It is becoming clear that there are many people, including people in Washington, who don’t fully appreciate the difference between one interest rate and another. When they hear that the United States government is days away from falling into default by failing to make interest payments, it doesn’t bother them at all. Some politicians have said they’re not so sure a default will affect anything. But the effect of a default becomes obvious when you consider the effect of interest rates.
It is easy to see with a credit card account, so imagine it this way. You know you have to make payments when the bank says you should. If you aren’t careful about doing this, you find that your interest rate changes one day. Perhaps it was 4.9 percent yesterday, and today it’s 29.9 percent. And it’s going to stay at that higher level.

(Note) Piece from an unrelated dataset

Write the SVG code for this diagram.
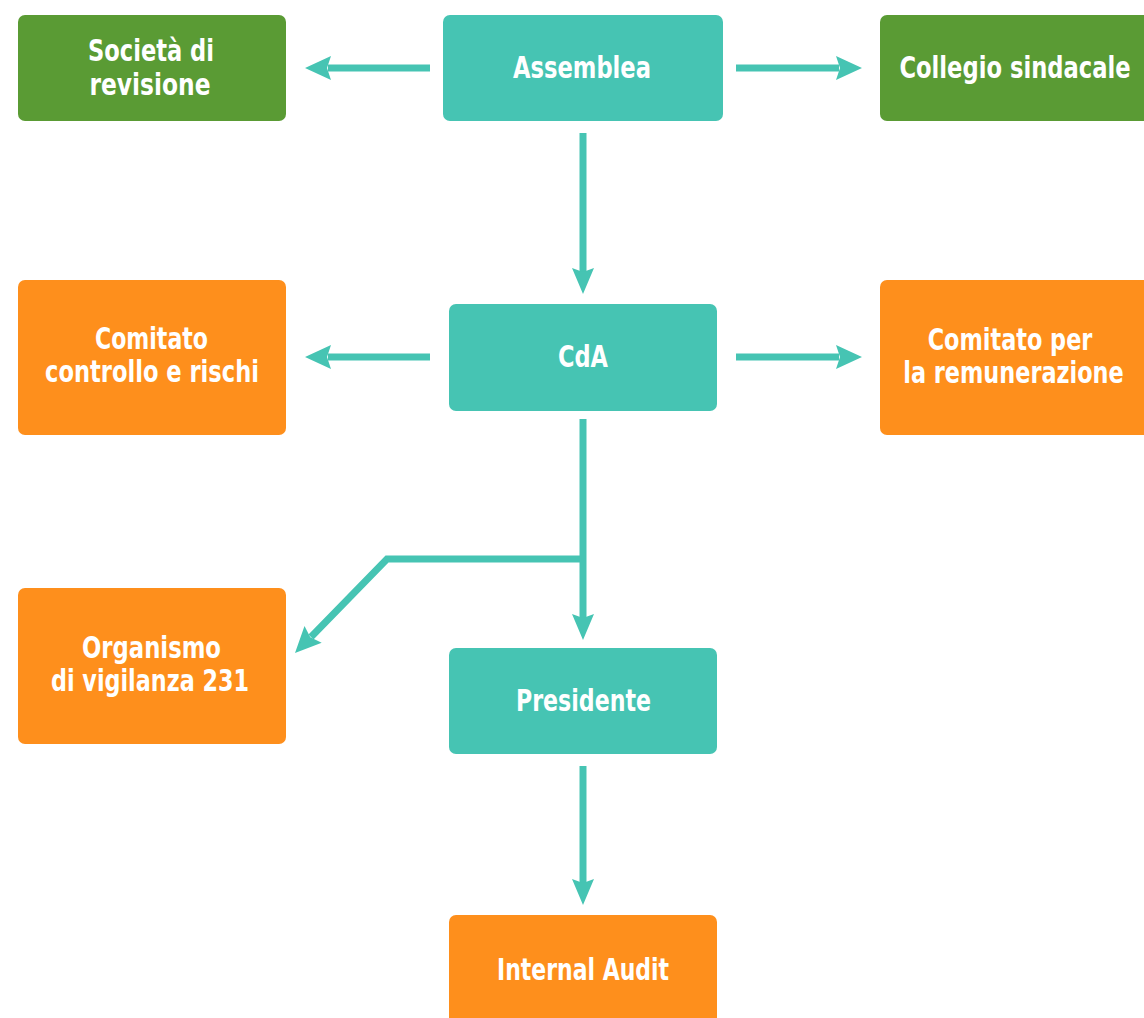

You may have to pay off your entire balance, then wait several months before the bank will consider lowering your interest rate to 4.9 percent again. In the meantime, your new interest rate of 29.9 percent is what you have to deal with.
This is a really big deal if your credit card balance is $10 trillion. If you thought it was hard to pay the interest charge of $40 billion every month, imagine how hard it will be to pay $250 billion month after month. If it was hard to balance the budget before, it may not be possible now that you have to tighten your belt to the tune of another $1 billion per day.
The big question, though, is this: what is the United States’ default rate? No one really knows, but so far, there is no indication that it will be different from anyone else’s default rate. It will probably be somewhere between 22 and 34 percent. Anywhere in that range, interest payments would be larger than federal tax revenue. That means, at that point, even if we shut down the entire federal government and continued to pay all our taxes, the United States would still continue to fall deeper in debt day by day. And this is not some far-off, distant, hypothetical scenario. It is just days away from happening — and just because of an interest rate change.
The important thing to understand politically is that Congress created this problem by putting the federal government into bankruptcy. It can solve the problem at will, just by voting to take the federal government out of bankruptcy. But it has to act soon, within the next few days. The federal government’s interest rate has already started to creep upward.